When, at night, I had a low fever and throat sore, I realized that a cold had caught me hard. But, earlier on the afternoon, while watching A Pigeon Sat on a Branch Reflecting on Existence, by Swedish director Roy Andersson, I wasn't able to figure out why I was so asleep and kind of dizzy.
During the film, I dozed off five or six times. In each of them, I started to dream about the movie in front of me, changing the story in the sketches (the movie is composed of many of them). Everytime I opened my eyes, though, the same scene was rolling in front of me, and the time hasn't moved much. For that, you can realize that the movie hasn't the fastest of paces.
That is not a problem for me, in life or the diegetic world. Silence and quiet in movies as a way to tell a story can create some masterpieces in cinema. And at the beginning of this film, I thought it was leading to one of those incredibly woven movies. the silly bureaucracy that stops before nothing, even death; how life fades in a second; unrequired love and pain; ongoing bankruptcy; violence against fellow humans; aristocracy and its unfair ways; guilty, pain, loss... The whole story of humanity is there, in fragments united by some characters. However, because of my dizziness or because of the film itself, the downhill became too steep soon.
I don't know, but I think that maybe the Pigeon had written the script. While looking at humans in aloofness, trying to find the next bread crumb, he could tell what he was seeing with occupancy, but wasn't actually able to relate to it. It is understandable, after all. I cannot judge the Pigeon for that.
If it was a Pigeon at least.
The sketches in the movie are very symbolic of human race. Some of its aspects are represented in what could have been a revolutionary and fierce way. Some people think the movie has achieved it, but not me, unfortunately. It was not a surprise to hear many footsteps leaving the theatre (the cinema where I was is small and an embellished dump, and we can hear every little movement made by the other patrons). Everything in it is made to take us out of a comfort zone - I can admire that. Yet, the way it was presented wasn't for me.
A curiosity: Roy Andersson also directed A Swedish Love Story, movie that I've seen four days ago.

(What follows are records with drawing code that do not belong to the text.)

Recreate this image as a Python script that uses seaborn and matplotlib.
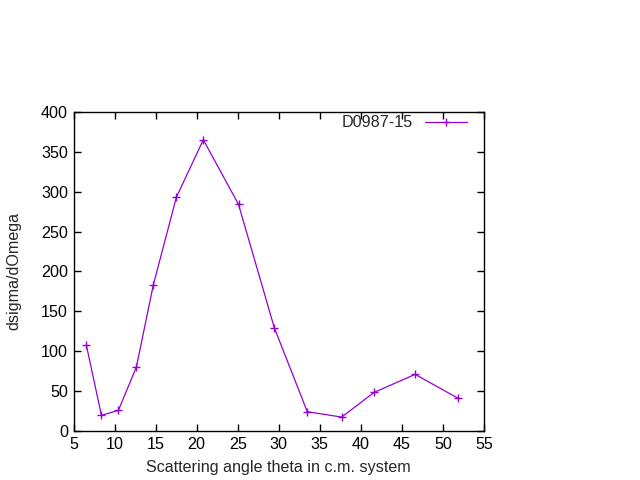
import matplotlib
matplotlib.use('Agg')
import matplotlib.pyplot as plt
import seaborn as sns
import pandas as pd

# scattering data
theta = [6.56, 8.39, 10.46, 12.65, 14.72, 17.52, 20.81, 25.1,
         29.46, 33.48, 37.67, 41.64, 46.63, 51.87]
dsigma = [107.4, 19.7, 25.9, 80.2, 183.3, 292.8, 365.0, 284.0,
          129.5, 24.2, 17.5, 48.5, 71.0, 41.0]
series_name = 'D0987-15'

df = pd.DataFrame({'theta': theta, 'dsigma': dsigma, 'set': series_name})

sns.set_style('ticks')
plt.rcParams['font.family'] = ['Liberation Sans', 'DejaVu Sans']

fig = plt.figure(figsize=(6.4, 4.8), dpi=100)
ax = fig.add_axes([0.115, 0.102, 0.641, 0.665])

sns.lineplot(data=df, x='theta', y='dsigma', hue='set', palette=['#9400d3'],
             marker='+', markersize=6, markeredgewidth=1, linewidth=0.9,
             markeredgecolor='#9400d3', ax=ax)

ax.set_xlim(5, 55)
ax.set_ylim(0, 400)
ax.set_xticks(range(5, 56, 5))
ax.set_yticks(range(0, 401, 50))
ax.tick_params(direction='in', top=True, right=True, length=5, width=1,
               labelsize=11.6, colors='black', pad=4)
for s in ax.spines.values():
    s.set_linewidth(1)
    s.set_color('black')

ax.set_xlabel('Scattering angle theta in c.m. system', fontsize=11.6, labelpad=6)
ax.set_ylabel('dsigma/dOmega', fontsize=11.6, labelpad=14)

# gnuplot-style key: text first, then sample line
leg = ax.legend(loc='upper right', bbox_to_anchor=(0.963, 0.994), frameon=False,
                markerfirst=False, fontsize=11.6, handlelength=2.6,
                handletextpad=0.8, borderaxespad=0, borderpad=0.1)
leg.set_title(None)

fig.savefig('out.png', dpi=100)
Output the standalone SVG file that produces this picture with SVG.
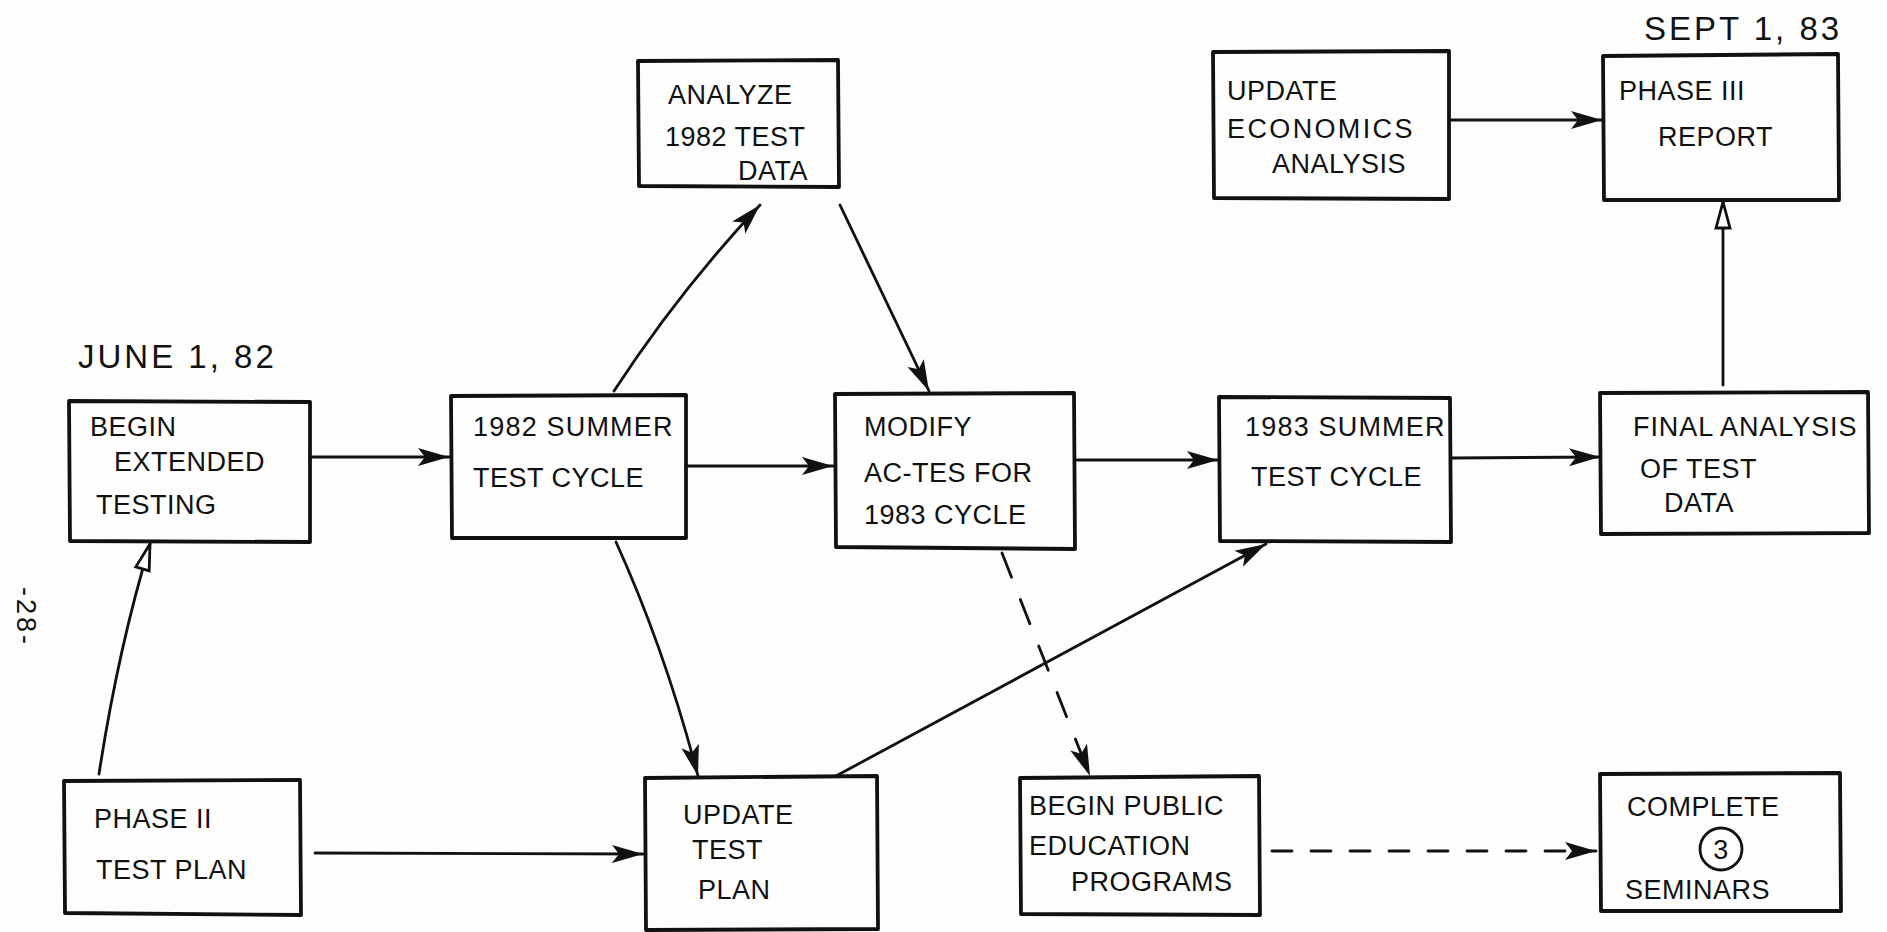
<svg xmlns="http://www.w3.org/2000/svg" width="1887" height="932" viewBox="0 0 1887 932">
<style>
.box{fill:none;stroke:#111;stroke-width:3.8;stroke-linejoin:round}
.t{font-family:"Liberation Sans",Arial,sans-serif;font-size:27px;fill:#111;letter-spacing:0.5px}
.lbl{font-family:"Liberation Sans",Arial,sans-serif;font-size:33px;fill:#111;letter-spacing:3px}
.c{fill:none;stroke:#111;stroke-width:2.8;stroke-linecap:round}
.d{stroke-dasharray:26 24}
.d2{stroke-dasharray:20 19}
</style>
<defs>
<marker id="af" markerUnits="userSpaceOnUse" markerWidth="34" markerHeight="24" refX="31" refY="12" orient="auto">
<path d="M0,3 L31,12 L0,21 L7,12 Z" fill="#111"/>
</marker>
<marker id="ao" markerUnits="userSpaceOnUse" markerWidth="32" markerHeight="20" refX="28" refY="9" orient="auto">
<path d="M2,2 L28,9 L2,16 Z" fill="#fff" stroke="#111" stroke-width="2.8"/>
</marker>
</defs>
<rect width="1887" height="932" fill="#fdfdfd"/>
<text class="lbl" x="78" y="368">JUNE 1, 82</text>
<text class="lbl" x="1644" y="40">SEPT 1, 83</text>
<text class="lbl" x="17" y="617" style="font-size:27px" text-anchor="middle" transform="rotate(90 17 617)">-28-</text>

<g id="connectors">
<path class="c" d="M310,457 L449,457" marker-end="url(#af)"/>
<path class="c" d="M614,391 Q680,290 760,205" marker-end="url(#af)"/>
<path class="c" d="M840,205 L929,391" marker-end="url(#af)"/>
<path class="c" d="M686,466 L833,466" marker-end="url(#af)"/>
<path class="c" d="M1077,460 L1218,460" marker-end="url(#af)"/>
<path class="c" d="M1452,458 L1600,457" marker-end="url(#af)"/>
<path class="c" d="M1723,385 L1723,202" marker-end="url(#ao)"/>
<path class="c" d="M1450,120 L1602,120" marker-end="url(#af)"/>
<path class="c" d="M616,542 Q665,650 698,776" marker-end="url(#af)"/>
<path class="c" d="M99,774 Q118,650 150,544" marker-end="url(#ao)"/>
<path class="c" d="M315,853 L643,854" marker-end="url(#af)"/>
<path class="c" d="M836,776 L1266,544" marker-end="url(#af)"/>
<path class="c d" d="M1002,553 L1090,776" marker-end="url(#af)"/>
<path class="c d2" d="M1272,851 L1596,851" marker-end="url(#af)"/>
</g>

<g id="n-begin-extended">
<path class="box" d="M69,401 L310,402 L310,542 L70,541 Z"/>
<text class="t" x="90" y="436">BEGIN</text>
<text class="t" x="114" y="471">EXTENDED</text>
<text class="t" x="96" y="514">TESTING</text>
</g>
<g id="n-1982-summer">
<path class="box" d="M451,396 L686,395 L686,538 L452,538 Z"/>
<text class="t" x="473" y="436" textLength="200">1982 SUMMER</text>
<text class="t" x="473" y="487">TEST CYCLE</text>
</g>
<g id="n-analyze">
<path class="box" d="M638,61 L838,60 L839,187 L639,186 Z"/>
<text class="t" x="668" y="104">ANALYZE</text>
<text class="t" x="665" y="146">1982 TEST</text>
<text class="t" x="738" y="180">DATA</text>
</g>
<g id="n-modify">
<path class="box" d="M835,394 L1074,393 L1075,549 L836,547 Z"/>
<text class="t" x="864" y="436">MODIFY</text>
<text class="t" x="864" y="482">AC-TES FOR</text>
<text class="t" x="864" y="524">1983 CYCLE</text>
</g>
<g id="n-1983-summer">
<path class="box" d="M1219,397 L1450,398 L1451,542 L1220,541 Z"/>
<text class="t" x="1245" y="436" textLength="200">1983 SUMMER</text>
<text class="t" x="1251" y="486">TEST CYCLE</text>
</g>
<g id="n-final-analysis">
<path class="box" d="M1600,393 L1868,392 L1869,533 L1601,534 Z"/>
<text class="t" x="1633" y="436" textLength="224">FINAL ANALYSIS</text>
<text class="t" x="1640" y="478">OF TEST</text>
<text class="t" x="1664" y="512">DATA</text>
</g>
<g id="n-update-economics">
<path class="box" d="M1213,52 L1449,51 L1449,199 L1214,198 Z"/>
<text class="t" x="1227" y="100">UPDATE</text>
<text class="t" x="1227" y="138" textLength="186">ECONOMICS</text>
<text class="t" x="1272" y="173">ANALYSIS</text>
</g>
<g id="n-phase-iii">
<path class="box" d="M1603,56 L1838,54 L1839,200 L1604,200 Z"/>
<text class="t" x="1619" y="100">PHASE III</text>
<text class="t" x="1658" y="146">REPORT</text>
</g>
<g id="n-phase-ii">
<path class="box" d="M64,781 L300,780 L301,915 L65,913 Z"/>
<text class="t" x="94" y="828">PHASE II</text>
<text class="t" x="96" y="879">TEST PLAN</text>
</g>
<g id="n-update-test-plan">
<path class="box" d="M645,778 L877,776 L878,929 L646,930 Z"/>
<text class="t" x="683" y="824">UPDATE</text>
<text class="t" x="692" y="859">TEST</text>
<text class="t" x="698" y="899">PLAN</text>
</g>
<g id="n-begin-public">
<path class="box" d="M1020,778 L1259,776 L1260,915 L1021,914 Z"/>
<text class="t" x="1029" y="815">BEGIN PUBLIC</text>
<text class="t" x="1029" y="855">EDUCATION</text>
<text class="t" x="1071" y="891">PROGRAMS</text>
</g>
<g id="n-complete-seminars">
<path class="box" d="M1600,774 L1840,773 L1841,911 L1601,911 Z"/>
<text class="t" x="1627" y="816">COMPLETE</text>
<circle cx="1721" cy="849" r="21" fill="none" stroke="#111" stroke-width="2.8"/>
<text class="t" x="1721" y="859" text-anchor="middle">3</text>
<text class="t" x="1625" y="899">SEMINARS</text>
</g>
</svg>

PS: I don't know if I'm masking the facts, but I remember napping only three times in a cinema during my 35 career as a moviegoer. The first one was at Star Wars: Episode I - The Phantom Menace, 1999, during the most boring chasing scene in the story of cinema. I was really surprised, though. That never had happened to me before. The next was only last year, in The Hobbit marathon at the movies. After lunch, in a comfy big chair, I nodded off for half an hour in the Rivendell part in The Hobbit: An Unexpected Journey, 2012. It is my favorite movie in the trilogy, but I had a good nap, actually. And the third was just yesterday. I don't like it, I don't even nap in front of TV, but sometimes is really inevitable.